Kenmare Resources sees profits rise in ‘record year’

Michael Carvill, managing director of Kenmare Resources

Caoimhe Gordon

Irish mining company Kenmare Resources recorded a rise in profits and revenues last year in a “record year.”

The company operates one of the world’s largest ilmenite mines, Moma, in Mozambique.

Mineral product revenues rose by 18pc to $498.4m (€462.6m) last year, a growth attributed to a 42pc increase in prices over the year.

Earnings before interest, taxes, depreciation and amortisation (Ebitda) rose by 39pc to $298m (€276.8m) last year.

Heavy mineral concentrate production rose by 2pc at the mine due to an increase in volumes of excavated ore mined.

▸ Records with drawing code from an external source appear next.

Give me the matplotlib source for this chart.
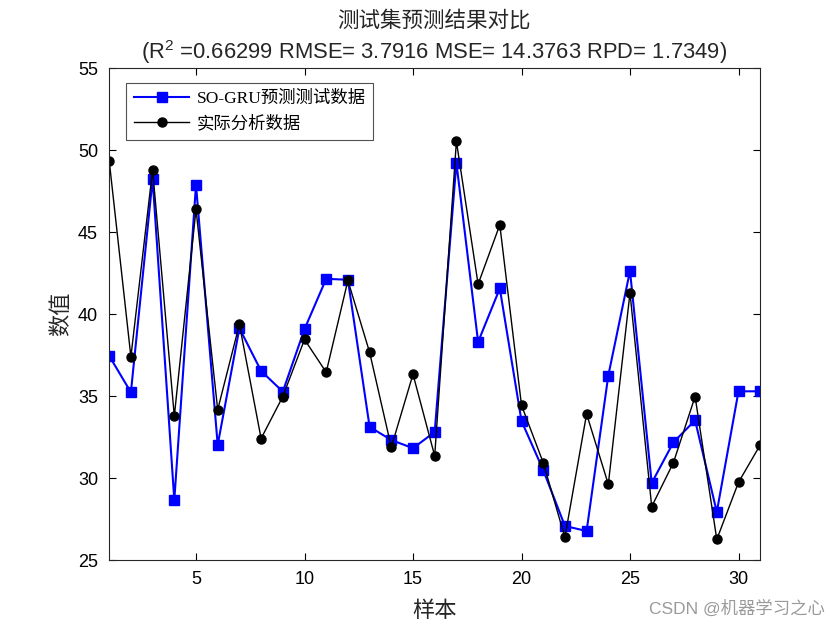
import matplotlib
matplotlib.use("Agg")
import matplotlib.pyplot as plt
import numpy as np

plt.rcParams["font.family"] = ["Liberation Sans", "Noto Sans CJK SC"]
plt.rcParams["mathtext.fontset"] = "custom"
plt.rcParams["mathtext.rm"] = "Liberation Sans"
plt.rcParams["mathtext.it"] = "Liberation Sans"

# ── Datos ──────────────────────────────────────────────────────────────────────
samples = np.arange(1, 32)
pred = [37.45, 35.23, 48.23, 28.66, 47.88, 32.02, 39.14, 36.53, 35.27, 39.08,
        42.15, 42.09, 33.12, 32.32, 31.82, 32.81, 49.22, 38.30, 41.56, 33.48,
        30.49, 27.08, 26.77, 36.25, 42.63, 29.70, 32.18, 33.52, 27.93, 35.29,
        35.29]
actual = [49.35, 37.39, 48.80, 33.77, 46.38, 34.17, 39.38, 32.41, 34.97, 38.45,
          36.45, 42.05, 37.67, 31.88, 36.33, 31.35, 50.53, 41.82, 45.44, 34.44,
          30.94, 26.39, 33.91, 29.62, 41.29, 28.26, 30.94, 34.97, 26.26, 29.74,
          32.02]
xticks = [5, 10, 15, 20, 25, 30]
yticks = [25, 30, 35, 40, 45, 50, 55]

# ── Figura ─────────────────────────────────────────────────────────────────────
fig = plt.figure(figsize=(8.4, 6.3), dpi=100)
ax = fig.add_axes([0.13, 0.111, 0.775, 0.781])

ax.plot(samples, pred, color="#0000ff", lw=1.5, marker="s", ms=7,
        label="SO-GRU预测测试数据")
ax.plot(samples, actual, color="black", lw=1.0, marker="o", ms=6.5,
        label="实际分析数据")

ax.set_xlim(1, 31)
ax.set_ylim(25, 55)
ax.set_xticks(xticks)
ax.set_yticks(yticks)
ax.tick_params(direction="in", top=True, right=True, length=5, labelsize=13,
               width=0.8, pad=8)
for sp in ax.spines.values():
    sp.set_linewidth(0.8)
    sp.set_color("#262626")

ax.set_xlabel("样本", fontsize=16, family=["Noto Sans CJK SC"], color="#262626",
              labelpad=8)
ax.set_ylabel("数值", fontsize=16, family=["Noto Sans CJK SC"], color="#262626",
              labelpad=4)

leg = ax.legend(loc="upper left", bbox_to_anchor=(0.026, 0.970),
                borderaxespad=0, fancybox=False,
                edgecolor="#262626", handlelength=3.2, borderpad=0.45,
                labelspacing=0.5, handletextpad=0.4,
                prop={"family": ["Liberation Serif", "Noto Sans CJK SC"],
                      "size": 12.5})
leg.get_frame().set_linewidth(0.8)

fig.text(0.517, 0.968, "测试集预测结果对比", ha="center", va="center",
         fontsize=15.5, family=["Noto Sans CJK SC"], color="#262626")
fig.text(0.517, 0.918,
         "(R$^{2}$ =0.66299 RMSE= 3.7916 MSE= 14.3763 RPD= 1.7349)",
         ha="center", va="center", fontsize=15.8, color="#262626")

fig.text(0.982, 0.035, "CSDN @机器学习之心", ha="right", va="center",
         fontsize=12.5, color="#9a9a9a")

fig.savefig("out.png", dpi=100)
plt.close()
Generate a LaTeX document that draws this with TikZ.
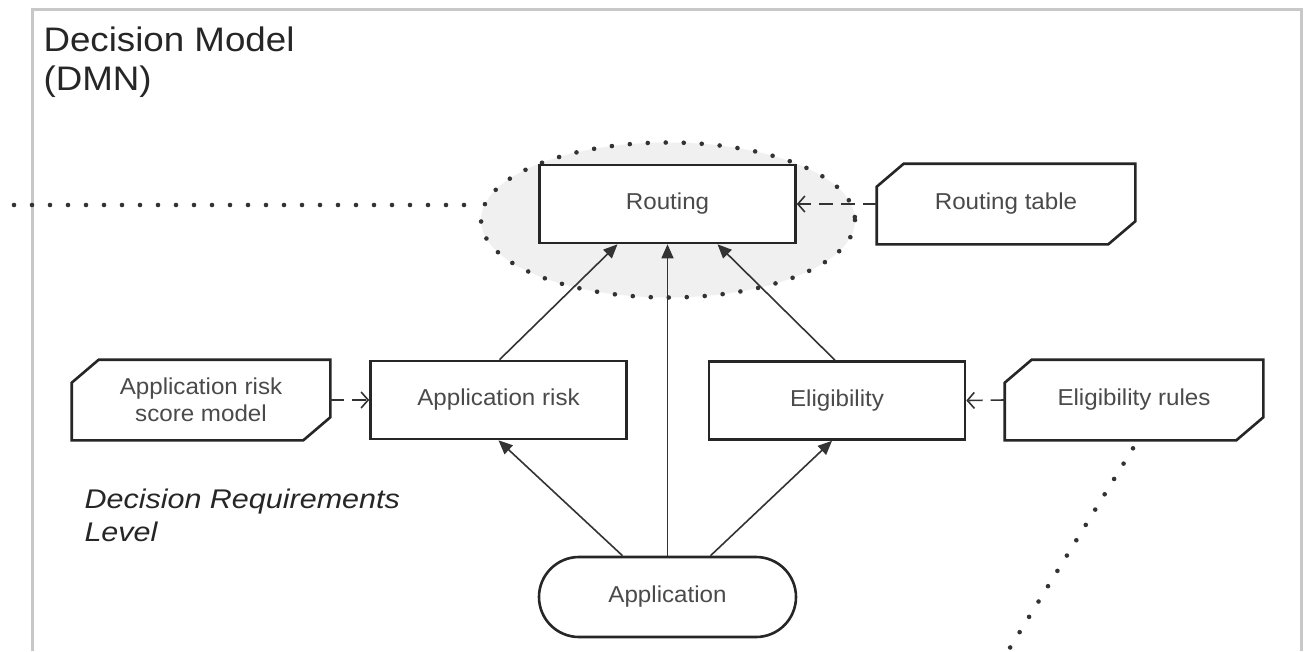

Ilmenitre production decreased by 3pc in the same period to around 1.09 million tonnes, while shipments of finished products last year fell 16pc compared to 2021 due to four months of maintenance on a transshipment vessel.

After processing, ilmenite has a number of applications, ranging from paint and paper production, to the manufacture of titanium.

Titanium oxide pigment consumption correlates closely to global GDP growth. Following sharp rises last year, Kenmare now expects prices to stabilise in 2023 as inflation slows following interest rate hikes.

“We see a year of relatively stable but slightly subdued pricing compared to last year,” managing director Michael Carvill said.

He pointed to strong volume demand in its existing markets.

"We believe that we will sell some of the inventory we built up last year when we didn’t have our whole complement of transshipment vessels,” he added. “We don't expect prices to surge back up again.”

China, the United States and Europe are “relatively evenly balanced” markets for the company, with China taking a slight lead in recent months.

The company will also place its focus on moving one of its wet concentrator plants to a new mineral zone located around 15km away from its current base in Mozambique this year.

A lightning strike at the mine last month impacted production at the site for an “extended period” but the company expects this will not hinder performance for the year.

This incident required the company to use all its spare electrical control systems and variable speed drives required for mining and purchased equipment from other markets, including South Africa.

"We are running successfully but on scarce spares. So there’s slightly heightened risk,” he said, adding that Kenmare has increased orders with all global manufacturers of this necessary equipment.